Best impeachment defense is for Trump to remind voters why they elected him
By: Rachel Marsden
PARIS — The facts emerging in the impeachment inquiry against Donald Trump 
paint clear picture of a president who used unofficial cutouts and official 
diplomatic envoys to pressure the leadership of a foreign country to announce 
the investigation of a political rival in exchange for unlocking foreign aid. It 
looks a lot like the solicitation of a bribe.
Bribery is one of only two crimes that are explicitly listed in the Constitution 
as impeachable. So case closed, right? Not so fast.
Assuming the Democrat-controlled House of Representatives votes to impeach 
Trump, and the matter goes to a Senate trial, the same cast of characters we’ve 
seen paraded across our TV screens during the impeachment inquiry will probably 
make an encore appearance.
There’s 44-year old Ukrainian-born Lt. Col. Alexander Vindman, who immigrated to 
America as a child, earned a Purple Heart and a chest full of medals in Iraq, 
and was appointed Director of European Affairs for Trump’s National Security 
Council. He was listening to the call on which Trump asked Ukrainian President 
Volodymyr Zelenskiy to investigate Joe Biden and his son Hunter. Vindman also 
said that Gordon Sondland, ambassador to the European Union and a Trump donor, 
had made the same request of Ukrainian officials.
Then there’s the Canadian-born ambassador to Ukraine, Marie Yovanovitch, a 
self-styled anti-corruption crusader whose testimony suggests that she was 
relieved of her post because she stood in the way of Trump pal Rudy Giuliani’s 
efforts to kick-start Ukrainian investigations of the Bidens.
Next up: British-born Fiona Hill, the National Security Council’s Russian and 
European affairs specialist, testifying that Sondland “was being involved in a 
domestic political errand, and we were being involved in national-security 
foreign policy, and those two things had just diverged.”
And to wrap it all up with a bow, Sondland testified that he told Ukrainian 
officials that $400 million in U.S. military aid was directly tied to Ukraine 
announcing the investigations that Trump wanted.
All of these witnesses with the exception of Sondland are first-generation 
immigrants who had the integrity and honor to come forward and do right thing by 
speaking truth to power without having to be dragged in kicking and screaming. 
And with the exception of Sondland, who seems to have wandered onto Team Trump 
off the street (Wall Street, no doubt), they’re longstanding members of 
America’s foreign policy machinery.
Vindman, Yovanovitch and Hill all appear to have adopted the same simplistic, 
Cold War-era us-vs.-them narrative about Russia that pervades the State 
Department. They seem to consider it America’s obligation to provide Ukraine 
with military and financial support for the express purpose of opposing Russia. 
Trump was elected because voters rejected that kind of interventionist thinking.
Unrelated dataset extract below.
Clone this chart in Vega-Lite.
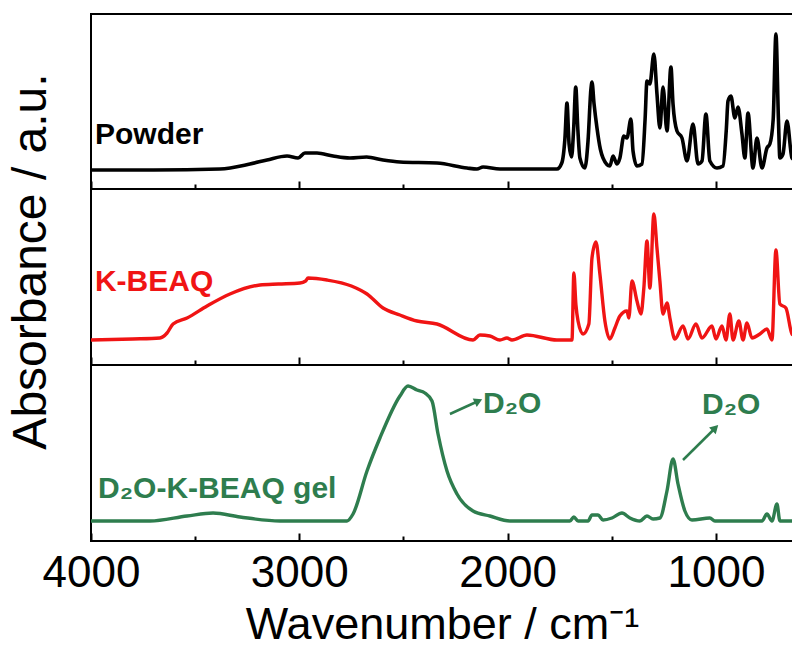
{
  "$schema": "https://vega.github.io/schema/vega-lite/v6.json",
  "padding": {"left": 5, "top": 13, "right": 0, "bottom": 0},
  "background": "white",
  "bounds": "flush",
  "config": {
    "view": {"stroke": "black", "strokeWidth": 2},
    "font": "Liberation Sans",
    "axis": {"grid": false}
  },
  "spacing": 0,
  "datasets": {
    "powder": [
      {"wn":4000,"a":19},{"wn":3700,"a":19},{"wn":3381,"a":20},{"wn":3237,"a":25},{"wn":3155,"a":29},{"wn":3059,"a":33},{"wn":3006,"a":31},{"wn":2973,"a":36},{"wn":2915,"a":36},{"wn":2838,"a":33},{"wn":2757,"a":31},{"wn":2677,"a":32},{"wn":2598,"a":29},{"wn":2517,"a":27},{"wn":2339,"a":26},{"wn":2195,"a":21},{"wn":2147,"a":20},{"wn":2118,"a":22},{"wn":2037,"a":20},{"wn":1900,"a":20},{"wn":1763,"a":20},{"wn":1740,"a":26},{"wn":1725,"a":50},{"wn":1715,"a":86},{"wn":1705,"a":45},{"wn":1693,"a":32},{"wn":1683,"a":60},{"wn":1673,"a":102},{"wn":1663,"a":60},{"wn":1653,"a":31},{"wn":1629,"a":21},{"wn":1614,"a":48},{"wn":1600,"a":100},{"wn":1595,"a":107},{"wn":1585,"a":85},{"wn":1571,"a":61},{"wn":1555,"a":40},{"wn":1542,"a":31},{"wn":1509,"a":23},{"wn":1494,"a":33},{"wn":1475,"a":25},{"wn":1461,"a":31},{"wn":1442,"a":53},{"wn":1427,"a":51},{"wn":1408,"a":70},{"wn":1398,"a":38},{"wn":1379,"a":23},{"wn":1355,"a":25},{"wn":1340,"a":70},{"wn":1331,"a":108},{"wn":1317,"a":105},{"wn":1298,"a":135},{"wn":1283,"a":95},{"wn":1269,"a":61},{"wn":1254,"a":102},{"wn":1235,"a":58},{"wn":1216,"a":122},{"wn":1206,"a":85},{"wn":1187,"a":58},{"wn":1163,"a":51},{"wn":1139,"a":28},{"wn":1110,"a":65},{"wn":1086,"a":25},{"wn":1067,"a":28},{"wn":1048,"a":75},{"wn":1029,"a":28},{"wn":995,"a":21},{"wn":966,"a":23},{"wn":950,"a":60},{"wn":942,"a":88},{"wn":928,"a":93},{"wn":909,"a":71},{"wn":894,"a":82},{"wn":875,"a":55},{"wn":861,"a":31},{"wn":846,"a":76},{"wn":822,"a":21},{"wn":803,"a":51},{"wn":779,"a":21},{"wn":755,"a":41},{"wn":741,"a":45},{"wn":725,"a":70},{"wn":712,"a":155},{"wn":700,"a":70},{"wn":693,"a":31},{"wn":678,"a":35},{"wn":659,"a":68},{"wn":635,"a":31},{"wn":630,"a":30}
    ],
    "kbeaq": [
      {"wn":4000,"a":25},{"wn":3800,"a":26},{"wn":3669,"a":27},{"wn":3635,"a":32},{"wn":3606,"a":41},{"wn":3539,"a":47},{"wn":3443,"a":59},{"wn":3333,"a":71},{"wn":3189,"a":80},{"wn":3100,"a":81},{"wn":2997,"a":82},{"wn":2970,"a":84},{"wn":2958,"a":87},{"wn":2867,"a":85},{"wn":2750,"a":79},{"wn":2675,"a":71},{"wn":2598,"a":57},{"wn":2517,"a":50},{"wn":2435,"a":44},{"wn":2339,"a":41},{"wn":2166,"a":25},{"wn":2133,"a":30},{"wn":2085,"a":29},{"wn":2037,"a":25},{"wn":2003,"a":27},{"wn":1979,"a":25},{"wn":1907,"a":30},{"wn":1763,"a":25},{"wn":1691,"a":25},{"wn":1682,"a":92},{"wn":1672,"a":60},{"wn":1662,"a":44},{"wn":1638,"a":31},{"wn":1610,"a":41},{"wn":1595,"a":107},{"wn":1576,"a":123},{"wn":1557,"a":91},{"wn":1533,"a":44},{"wn":1509,"a":26},{"wn":1485,"a":37},{"wn":1461,"a":49},{"wn":1427,"a":54},{"wn":1418,"a":47},{"wn":1403,"a":84},{"wn":1379,"a":64},{"wn":1360,"a":51},{"wn":1346,"a":77},{"wn":1331,"a":124},{"wn":1317,"a":77},{"wn":1298,"a":151},{"wn":1283,"a":117},{"wn":1269,"a":84},{"wn":1254,"a":51},{"wn":1235,"a":62},{"wn":1221,"a":47},{"wn":1197,"a":26},{"wn":1158,"a":39},{"wn":1134,"a":26},{"wn":1096,"a":41},{"wn":1067,"a":27},{"wn":1019,"a":39},{"wn":1000,"a":26},{"wn":971,"a":39},{"wn":952,"a":25},{"wn":933,"a":51},{"wn":918,"a":25},{"wn":890,"a":44},{"wn":870,"a":25},{"wn":851,"a":42},{"wn":827,"a":27},{"wn":789,"a":31},{"wn":755,"a":36},{"wn":731,"a":25},{"wn":712,"a":115},{"wn":693,"a":61},{"wn":664,"a":57},{"wn":635,"a":31},{"wn":630,"a":30}
    ],
    "gel": [
      {"wn":4000,"a":20},{"wn":3717,"a":20},{"wn":3539,"a":25},{"wn":3414,"a":28},{"wn":3285,"a":24},{"wn":3093,"a":20},{"wn":2771,"a":20},{"wn":2742,"a":27},{"wn":2675,"a":70},{"wn":2613,"a":103},{"wn":2517,"a":145},{"wn":2478,"a":155},{"wn":2435,"a":151},{"wn":2397,"a":148},{"wn":2363,"a":140},{"wn":2334,"a":107},{"wn":2291,"a":70},{"wn":2243,"a":47},{"wn":2166,"a":30},{"wn":2085,"a":25},{"wn":1989,"a":20},{"wn":1701,"a":20},{"wn":1682,"a":24},{"wn":1662,"a":20},{"wn":1614,"a":20},{"wn":1595,"a":26},{"wn":1566,"a":26},{"wn":1542,"a":21},{"wn":1499,"a":23},{"wn":1451,"a":28},{"wn":1413,"a":23},{"wn":1365,"a":20},{"wn":1331,"a":25},{"wn":1302,"a":22},{"wn":1269,"a":23},{"wn":1235,"a":50},{"wn":1206,"a":82},{"wn":1182,"a":57},{"wn":1149,"a":30},{"wn":1115,"a":21},{"wn":1029,"a":23},{"wn":1005,"a":20},{"wn":779,"a":20},{"wn":755,"a":27},{"wn":731,"a":20},{"wn":707,"a":37},{"wn":693,"a":20},{"wn":635,"a":20},{"wn":630,"a":20}
    ]
  },
  "vconcat": [
    {
      "width": 702,
      "height": 175,
      "layer": [
        {
          "data": {"name": "powder"},
          "mark": {"type": "line", "color": "black", "strokeWidth": 3.6, "clip": true, "interpolate": "monotone"},
          "encoding": {
            "x": {"field": "wn", "type": "quantitative", "scale": {"domain": [4000, 630], "nice": false, "zero": false},
              "axis": {"values": [4000,3500,3000,2500,2000,1500,1000], "labels": false, "domain": false, "title": null, "tickColor": "black", "tickWidth": 2,
                "tickSize": {"condition": {"test": "datum.value % 1000 === 0", "value": -8}, "value": -5}}},
            "y": {"field": "a", "type": "quantitative", "scale": {"domain": [0, 175], "nice": false},
              "axis": {"title": "A", "ticks": false, "labels": false, "domain": false, "titleOpacity": 0, "titleFontSize": 48, "titlePadding": 36}}
          }
        },
        {
          "data": {"values": [{"wn": 3981, "a": 45, "label": "Powder"}]},
          "mark": {"type": "text", "align": "left", "baseline": "alphabetic", "fontSize": 30, "fontWeight": "bold", "color": "black"},
          "encoding": {
            "x": {"field": "wn", "type": "quantitative"},
            "y": {"field": "a", "type": "quantitative"},
            "text": {"field": "label"}
          }
        }
      ]
    },
    {
      "width": 702,
      "height": 176,
      "layer": [
        {
          "data": {"name": "kbeaq"},
          "mark": {"type": "line", "color": "#f01414", "strokeWidth": 3.4, "clip": true, "interpolate": "monotone"},
          "encoding": {
            "x": {"field": "wn", "type": "quantitative", "scale": {"domain": [4000, 630], "nice": false, "zero": false},
              "axis": {"values": [4000,3500,3000,2500,2000,1500,1000], "labels": false, "domain": false, "title": null, "tickColor": "black", "tickWidth": 2,
                "tickSize": {"condition": {"test": "datum.value % 1000 === 0", "value": -8}, "value": -5}}},
            "y": {"field": "a", "type": "quantitative", "scale": {"domain": [0, 176], "nice": false},
              "axis": {"title": "Absorbance / a.u.", "ticks": false, "labels": false, "domain": false, "titleFontSize": 48, "titleFontWeight": "normal", "titleColor": "black", "titleFont": "Liberation Sans", "titlePadding": 36, "titleY": 72, "titleAlign": "center"}}
          }
        },
        {
          "data": {"values": [{"wn": 3981, "a": 74, "label": "K-BEAQ"}]},
          "mark": {"type": "text", "align": "left", "baseline": "alphabetic", "fontSize": 30, "fontWeight": "bold", "color": "#f01414"},
          "encoding": {
            "x": {"field": "wn", "type": "quantitative"},
            "y": {"field": "a", "type": "quantitative"},
            "text": {"field": "label"}
          }
        }
      ]
    },
    {
      "width": 702,
      "height": 176,
      "layer": [
        {
          "data": {"name": "gel"},
          "mark": {"type": "line", "color": "#2e7d4e", "strokeWidth": 3.4, "clip": true, "interpolate": "monotone"},
          "encoding": {
            "x": {"field": "wn", "type": "quantitative", "scale": {"domain": [4000, 630], "nice": false, "zero": false},
              "axis": {"values": [4000,3500,3000,2500,2000,1500,1000], "labelExpr": "datum.value % 1000 === 0 ? datum.label : ''", "format": "d", "labelFontSize": 44, "labelFont": "Liberation Sans", "labelColor": "black", "labelPadding": 18, "labelFlush": false, "labelOverlap": false, "domain": false, "title": "Wavenumber / cm⁻¹", "titleFontSize": 45, "titleFontWeight": "normal", "titleColor": "black", "titlePadding": 4, "tickColor": "black", "tickWidth": 2,
                "tickSize": {"condition": {"test": "datum.value % 1000 === 0", "value": -8}, "value": -5}}},
            "y": {"field": "a", "type": "quantitative", "scale": {"domain": [0, 176], "nice": false},
              "axis": {"title": "A", "ticks": false, "labels": false, "domain": false, "titleOpacity": 0, "titleFontSize": 48, "titlePadding": 36}}
          }
        },
        {
          "data": {"values": [{"wn": 3966, "a": 43, "label": "D₂O-K-BEAQ gel"}, {"wn": 2118, "a": 128, "label": "D₂O"}, {"wn": 1067, "a": 127, "label": "D₂O"}]},
          "mark": {"type": "text", "align": "left", "baseline": "alphabetic", "fontSize": 30, "fontWeight": "bold", "color": "#2e7d4e"},
          "encoding": {
            "x": {"field": "wn", "type": "quantitative"},
            "y": {"field": "a", "type": "quantitative"},
            "text": {"field": "label"}
          }
        },
        {
          "data": {"values": [{"wn": 2277, "a": 127, "wn2": 2140, "a2": 140}, {"wn": 1158, "a": 81, "wn2": 1003, "a2": 113}]},
          "mark": {"type": "rule", "color": "#2e7d4e", "strokeWidth": 2.5},
          "encoding": {
            "x": {"field": "wn", "type": "quantitative"},
            "y": {"field": "a", "type": "quantitative"},
            "x2": {"field": "wn2"},
            "y2": {"field": "a2"}
          }
        },
        {
          "data": {"values": [{"wn": 2140, "a": 140, "ang": -25}, {"wn": 1003, "a": 113, "ang": -45}]},
          "mark": {"type": "point", "shape": "triangle-right", "filled": true, "color": "#2e7d4e", "size": 90, "opacity": 1},
          "encoding": {
            "x": {"field": "wn", "type": "quantitative"},
            "y": {"field": "a", "type": "quantitative"},
            "angle": {"field": "ang", "type": "quantitative", "scale": null}
          }
        }
      ]
    }
  ]
}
Impeachment is a political process, not a criminal one. There isn’t a clearly 
defined standard of proof for impeachment trials. There has never been a 
consensus on whether impeachment should only result from proof that a president 
committed a crime beyond a reasonable doubt, or whether the lesser standard of 
proof on the balance of probabilities (meaning that guilt is more than 50 
percent likely) should be applied.
Impeachment leaves it up to senators to decide which standard of proof to use. 
To impeach Trump in the Senate, 20 of the 53 Republican senators would have to 
join the 47 Democrats in voting for impeachment. Since the vote is public, 
Americans will be watching with next year’s election in mind, and politics are 
going to count as much as facts.
Trump’s Republican allies haven’t done him any favors by trying to gaslight the 
American public and playing voters for idiots by denying the obvious and damning 
facts against Trump.
Trump’s best defense is that the machinery of the state that he’s been trying to 
work with is hopelessly broken and that even the most honorable, decent people 
(such as those testifying against him) can’t escape the detrimental group-think 
that has systemically subverted U.S. foreign policy and prevented America from 
forging new and unconventional alliances to the benefit of the American people.
Trump should say that he was wrong to attach conditions to the Ukrainian aid — 
and that he opposes giving any aid at all to Ukraine or any other country — but 
make the case that withholding aid from Ukraine for any reason still would have 
resulted in the relentless pursuit of impeachment efforts against him.
If Trump had fallen into line with the Washington establishment, everything else 
he’s accused of doing would have been considered a technicality in the interests 
of maintaining the foreign-policy status quo. This is what he needs to explain 
to voters by making his case directly to them, and to the senators who are 
ultimately accountable to the American people.